>> begin

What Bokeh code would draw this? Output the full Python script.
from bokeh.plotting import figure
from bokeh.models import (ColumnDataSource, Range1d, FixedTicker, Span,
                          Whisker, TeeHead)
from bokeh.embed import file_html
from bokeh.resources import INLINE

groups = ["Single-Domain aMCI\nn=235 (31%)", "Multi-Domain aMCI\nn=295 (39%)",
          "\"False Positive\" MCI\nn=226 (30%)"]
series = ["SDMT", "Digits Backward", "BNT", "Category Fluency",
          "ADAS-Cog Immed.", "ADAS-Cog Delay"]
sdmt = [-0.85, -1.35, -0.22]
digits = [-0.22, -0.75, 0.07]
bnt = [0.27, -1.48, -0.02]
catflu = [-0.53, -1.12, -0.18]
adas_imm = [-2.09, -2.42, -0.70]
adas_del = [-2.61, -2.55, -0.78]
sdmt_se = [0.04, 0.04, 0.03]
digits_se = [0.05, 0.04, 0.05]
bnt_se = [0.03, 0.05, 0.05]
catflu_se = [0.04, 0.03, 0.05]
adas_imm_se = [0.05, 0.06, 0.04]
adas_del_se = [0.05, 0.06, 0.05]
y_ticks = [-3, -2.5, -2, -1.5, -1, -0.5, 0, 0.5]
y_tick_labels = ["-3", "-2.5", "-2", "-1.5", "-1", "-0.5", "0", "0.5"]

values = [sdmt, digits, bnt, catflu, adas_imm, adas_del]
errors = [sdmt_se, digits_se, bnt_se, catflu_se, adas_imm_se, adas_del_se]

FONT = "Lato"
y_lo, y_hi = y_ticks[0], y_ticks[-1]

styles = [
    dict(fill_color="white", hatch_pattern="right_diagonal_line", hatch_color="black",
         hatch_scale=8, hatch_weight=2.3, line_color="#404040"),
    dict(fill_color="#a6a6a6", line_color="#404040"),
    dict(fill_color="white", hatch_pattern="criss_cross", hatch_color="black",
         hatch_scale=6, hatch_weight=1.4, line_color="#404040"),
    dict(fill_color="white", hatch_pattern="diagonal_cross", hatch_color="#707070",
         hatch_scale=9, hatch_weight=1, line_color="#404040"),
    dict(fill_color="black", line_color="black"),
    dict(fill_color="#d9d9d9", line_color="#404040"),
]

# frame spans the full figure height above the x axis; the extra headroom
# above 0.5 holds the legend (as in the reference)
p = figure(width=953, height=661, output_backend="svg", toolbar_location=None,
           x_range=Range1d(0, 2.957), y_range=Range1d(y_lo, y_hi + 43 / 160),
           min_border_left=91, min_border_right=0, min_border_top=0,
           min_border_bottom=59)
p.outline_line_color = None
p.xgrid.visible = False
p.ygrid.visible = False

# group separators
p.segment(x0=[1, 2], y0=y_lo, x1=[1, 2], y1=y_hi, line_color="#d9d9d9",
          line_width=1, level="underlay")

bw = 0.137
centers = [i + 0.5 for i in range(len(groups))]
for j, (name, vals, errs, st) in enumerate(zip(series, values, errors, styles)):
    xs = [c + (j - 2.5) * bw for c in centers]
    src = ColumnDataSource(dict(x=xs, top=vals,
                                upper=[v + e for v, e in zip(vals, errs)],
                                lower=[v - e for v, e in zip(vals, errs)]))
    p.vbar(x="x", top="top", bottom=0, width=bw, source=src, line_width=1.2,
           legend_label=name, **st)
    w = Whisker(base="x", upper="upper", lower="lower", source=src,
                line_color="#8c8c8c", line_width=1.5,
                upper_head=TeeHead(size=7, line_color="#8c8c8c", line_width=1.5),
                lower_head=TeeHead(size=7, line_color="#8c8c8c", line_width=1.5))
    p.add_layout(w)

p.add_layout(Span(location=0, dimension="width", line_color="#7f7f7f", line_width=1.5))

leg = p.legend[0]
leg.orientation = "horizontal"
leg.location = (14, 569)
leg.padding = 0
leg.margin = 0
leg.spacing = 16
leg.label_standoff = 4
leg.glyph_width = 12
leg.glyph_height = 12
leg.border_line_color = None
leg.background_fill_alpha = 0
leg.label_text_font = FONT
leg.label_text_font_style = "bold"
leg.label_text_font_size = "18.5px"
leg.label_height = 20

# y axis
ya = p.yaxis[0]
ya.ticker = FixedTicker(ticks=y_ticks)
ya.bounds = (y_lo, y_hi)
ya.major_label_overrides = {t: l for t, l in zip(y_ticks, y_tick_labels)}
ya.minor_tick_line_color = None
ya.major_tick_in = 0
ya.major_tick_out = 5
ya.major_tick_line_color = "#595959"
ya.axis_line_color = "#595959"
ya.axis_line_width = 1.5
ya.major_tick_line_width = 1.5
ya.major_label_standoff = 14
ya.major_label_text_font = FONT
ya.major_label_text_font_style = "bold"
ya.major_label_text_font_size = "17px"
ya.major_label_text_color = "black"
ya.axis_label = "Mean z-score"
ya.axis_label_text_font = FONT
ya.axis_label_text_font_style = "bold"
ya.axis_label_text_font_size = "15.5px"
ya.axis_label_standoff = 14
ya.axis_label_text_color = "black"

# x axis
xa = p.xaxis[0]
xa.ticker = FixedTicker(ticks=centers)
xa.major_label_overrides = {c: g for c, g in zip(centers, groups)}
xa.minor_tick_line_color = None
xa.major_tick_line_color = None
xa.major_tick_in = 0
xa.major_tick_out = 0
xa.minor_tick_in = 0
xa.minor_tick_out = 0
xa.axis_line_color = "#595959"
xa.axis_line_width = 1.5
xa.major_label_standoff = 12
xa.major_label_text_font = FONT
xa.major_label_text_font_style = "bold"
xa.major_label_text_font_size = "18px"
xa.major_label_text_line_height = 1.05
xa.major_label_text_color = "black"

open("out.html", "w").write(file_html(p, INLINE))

>> end
>> begin

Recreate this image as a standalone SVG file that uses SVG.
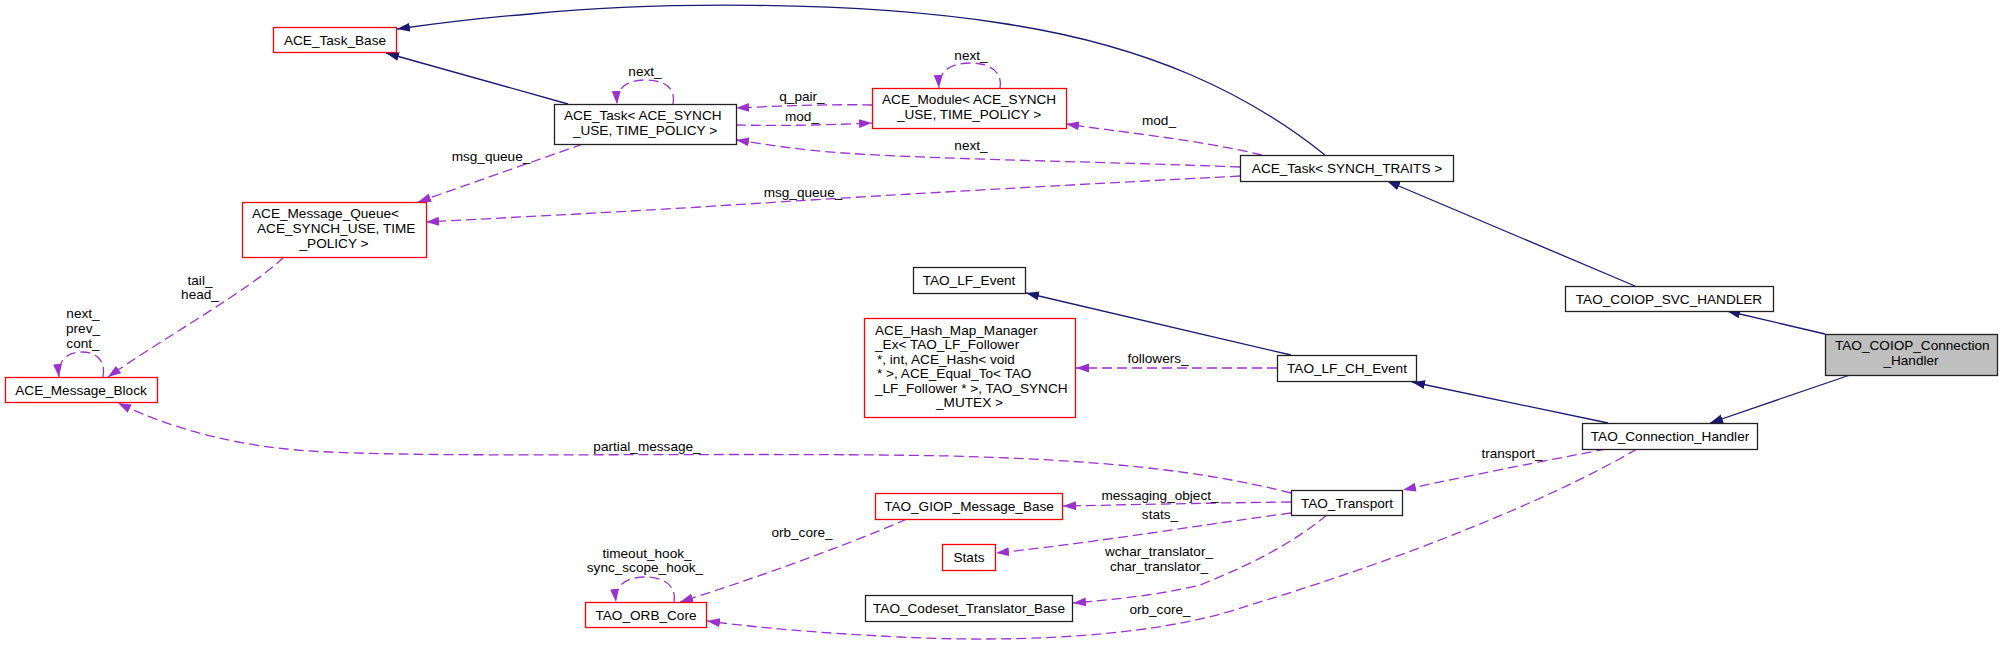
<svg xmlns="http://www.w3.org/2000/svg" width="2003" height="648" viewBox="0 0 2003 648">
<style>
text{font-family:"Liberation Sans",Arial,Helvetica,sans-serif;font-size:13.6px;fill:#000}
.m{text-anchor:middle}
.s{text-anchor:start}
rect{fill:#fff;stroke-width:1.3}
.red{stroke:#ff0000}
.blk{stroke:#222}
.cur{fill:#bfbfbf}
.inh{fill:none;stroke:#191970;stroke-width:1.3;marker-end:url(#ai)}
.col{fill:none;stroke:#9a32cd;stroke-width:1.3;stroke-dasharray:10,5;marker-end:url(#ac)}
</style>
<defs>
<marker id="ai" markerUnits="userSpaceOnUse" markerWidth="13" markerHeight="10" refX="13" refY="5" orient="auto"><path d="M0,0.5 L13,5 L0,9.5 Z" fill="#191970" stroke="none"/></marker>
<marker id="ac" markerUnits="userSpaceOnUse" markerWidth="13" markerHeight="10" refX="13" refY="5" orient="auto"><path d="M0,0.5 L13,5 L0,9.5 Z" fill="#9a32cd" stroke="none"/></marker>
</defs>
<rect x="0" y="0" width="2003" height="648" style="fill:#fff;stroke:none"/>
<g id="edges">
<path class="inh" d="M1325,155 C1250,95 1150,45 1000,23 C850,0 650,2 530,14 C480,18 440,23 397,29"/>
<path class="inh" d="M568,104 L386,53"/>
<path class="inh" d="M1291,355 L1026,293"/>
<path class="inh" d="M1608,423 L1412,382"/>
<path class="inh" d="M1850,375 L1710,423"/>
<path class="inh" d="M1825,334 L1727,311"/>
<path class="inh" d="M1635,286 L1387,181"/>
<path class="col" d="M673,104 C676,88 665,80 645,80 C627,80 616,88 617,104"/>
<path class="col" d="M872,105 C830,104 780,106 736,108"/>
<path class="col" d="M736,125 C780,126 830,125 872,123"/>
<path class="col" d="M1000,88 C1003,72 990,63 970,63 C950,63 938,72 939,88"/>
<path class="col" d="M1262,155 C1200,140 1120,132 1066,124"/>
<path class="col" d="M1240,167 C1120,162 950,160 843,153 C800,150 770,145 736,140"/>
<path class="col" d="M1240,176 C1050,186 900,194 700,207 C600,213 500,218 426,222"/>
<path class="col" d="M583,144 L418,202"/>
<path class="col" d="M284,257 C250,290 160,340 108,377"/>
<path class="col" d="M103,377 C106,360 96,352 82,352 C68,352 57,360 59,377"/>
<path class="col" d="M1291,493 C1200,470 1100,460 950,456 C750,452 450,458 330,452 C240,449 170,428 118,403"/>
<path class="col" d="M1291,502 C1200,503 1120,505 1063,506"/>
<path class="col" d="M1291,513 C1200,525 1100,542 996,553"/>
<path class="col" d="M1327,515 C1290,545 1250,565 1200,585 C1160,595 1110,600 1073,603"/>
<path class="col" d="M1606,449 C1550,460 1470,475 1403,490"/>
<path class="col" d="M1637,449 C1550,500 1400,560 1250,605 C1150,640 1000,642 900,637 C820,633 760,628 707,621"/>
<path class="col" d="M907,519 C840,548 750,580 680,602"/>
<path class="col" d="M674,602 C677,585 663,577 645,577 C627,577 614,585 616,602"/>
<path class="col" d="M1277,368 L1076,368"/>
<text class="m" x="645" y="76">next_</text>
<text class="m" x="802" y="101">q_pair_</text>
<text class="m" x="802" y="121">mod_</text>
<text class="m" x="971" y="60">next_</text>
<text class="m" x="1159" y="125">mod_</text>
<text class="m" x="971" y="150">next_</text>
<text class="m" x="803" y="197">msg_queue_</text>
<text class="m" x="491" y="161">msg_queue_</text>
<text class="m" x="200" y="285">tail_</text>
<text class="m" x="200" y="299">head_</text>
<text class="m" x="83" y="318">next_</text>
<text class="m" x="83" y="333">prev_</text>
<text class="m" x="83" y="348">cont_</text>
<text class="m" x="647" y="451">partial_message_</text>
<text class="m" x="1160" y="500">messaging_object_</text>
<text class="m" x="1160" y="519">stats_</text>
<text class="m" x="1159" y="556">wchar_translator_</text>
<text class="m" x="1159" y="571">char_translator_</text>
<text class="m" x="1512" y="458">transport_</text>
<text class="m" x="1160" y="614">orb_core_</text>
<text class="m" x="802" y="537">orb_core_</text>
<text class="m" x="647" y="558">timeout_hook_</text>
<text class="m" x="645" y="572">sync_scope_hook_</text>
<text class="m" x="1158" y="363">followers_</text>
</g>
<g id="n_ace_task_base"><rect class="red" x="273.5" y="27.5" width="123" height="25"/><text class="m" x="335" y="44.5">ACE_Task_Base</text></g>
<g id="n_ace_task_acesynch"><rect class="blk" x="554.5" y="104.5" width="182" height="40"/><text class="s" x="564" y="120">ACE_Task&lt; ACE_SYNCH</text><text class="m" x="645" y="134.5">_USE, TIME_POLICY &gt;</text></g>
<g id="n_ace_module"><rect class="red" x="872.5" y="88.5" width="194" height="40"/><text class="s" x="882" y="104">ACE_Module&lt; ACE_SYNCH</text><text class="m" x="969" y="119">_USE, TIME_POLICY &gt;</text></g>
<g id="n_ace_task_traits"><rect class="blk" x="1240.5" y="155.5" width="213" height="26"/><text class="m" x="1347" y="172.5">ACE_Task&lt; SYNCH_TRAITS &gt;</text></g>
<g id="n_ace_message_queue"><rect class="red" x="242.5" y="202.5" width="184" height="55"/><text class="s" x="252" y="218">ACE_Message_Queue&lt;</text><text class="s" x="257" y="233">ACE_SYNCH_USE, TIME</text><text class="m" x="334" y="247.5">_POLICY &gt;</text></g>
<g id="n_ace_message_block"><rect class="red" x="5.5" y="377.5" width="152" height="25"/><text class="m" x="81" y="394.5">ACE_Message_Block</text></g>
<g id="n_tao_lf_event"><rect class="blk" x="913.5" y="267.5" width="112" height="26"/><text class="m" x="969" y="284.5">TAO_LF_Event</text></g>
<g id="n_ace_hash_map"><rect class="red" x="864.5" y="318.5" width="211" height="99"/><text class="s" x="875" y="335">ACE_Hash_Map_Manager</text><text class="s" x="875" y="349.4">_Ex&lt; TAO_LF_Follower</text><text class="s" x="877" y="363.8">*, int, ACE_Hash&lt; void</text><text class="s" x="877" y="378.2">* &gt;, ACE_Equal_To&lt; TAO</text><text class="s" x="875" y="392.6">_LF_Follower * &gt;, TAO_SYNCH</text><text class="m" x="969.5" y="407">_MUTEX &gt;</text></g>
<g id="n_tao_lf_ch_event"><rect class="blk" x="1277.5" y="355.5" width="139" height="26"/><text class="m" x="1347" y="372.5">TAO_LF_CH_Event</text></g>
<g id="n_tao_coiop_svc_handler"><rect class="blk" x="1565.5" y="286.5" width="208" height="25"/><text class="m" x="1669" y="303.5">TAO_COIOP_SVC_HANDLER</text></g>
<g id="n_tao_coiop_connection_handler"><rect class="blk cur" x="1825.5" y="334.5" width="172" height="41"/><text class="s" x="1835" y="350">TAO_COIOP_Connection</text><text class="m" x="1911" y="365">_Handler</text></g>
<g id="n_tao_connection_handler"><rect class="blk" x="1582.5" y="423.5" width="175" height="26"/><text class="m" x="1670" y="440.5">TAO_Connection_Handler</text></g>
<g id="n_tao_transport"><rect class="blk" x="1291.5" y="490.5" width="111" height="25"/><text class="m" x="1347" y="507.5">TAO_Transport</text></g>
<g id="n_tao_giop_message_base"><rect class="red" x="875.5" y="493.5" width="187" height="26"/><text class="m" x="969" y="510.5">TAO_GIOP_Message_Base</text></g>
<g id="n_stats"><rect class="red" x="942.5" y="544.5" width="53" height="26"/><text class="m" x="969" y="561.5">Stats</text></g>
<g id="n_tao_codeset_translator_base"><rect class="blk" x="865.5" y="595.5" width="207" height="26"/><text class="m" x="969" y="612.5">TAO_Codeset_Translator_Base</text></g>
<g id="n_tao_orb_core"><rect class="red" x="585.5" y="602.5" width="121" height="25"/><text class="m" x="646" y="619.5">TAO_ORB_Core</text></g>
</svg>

>> end

■ **What the task asks**
Extract every line containing the string "full" from the data above.

■ **Result**
What Bokeh code would draw this? Output the full Python script.
# frame spans the full figure height above the x axis; the extra headroom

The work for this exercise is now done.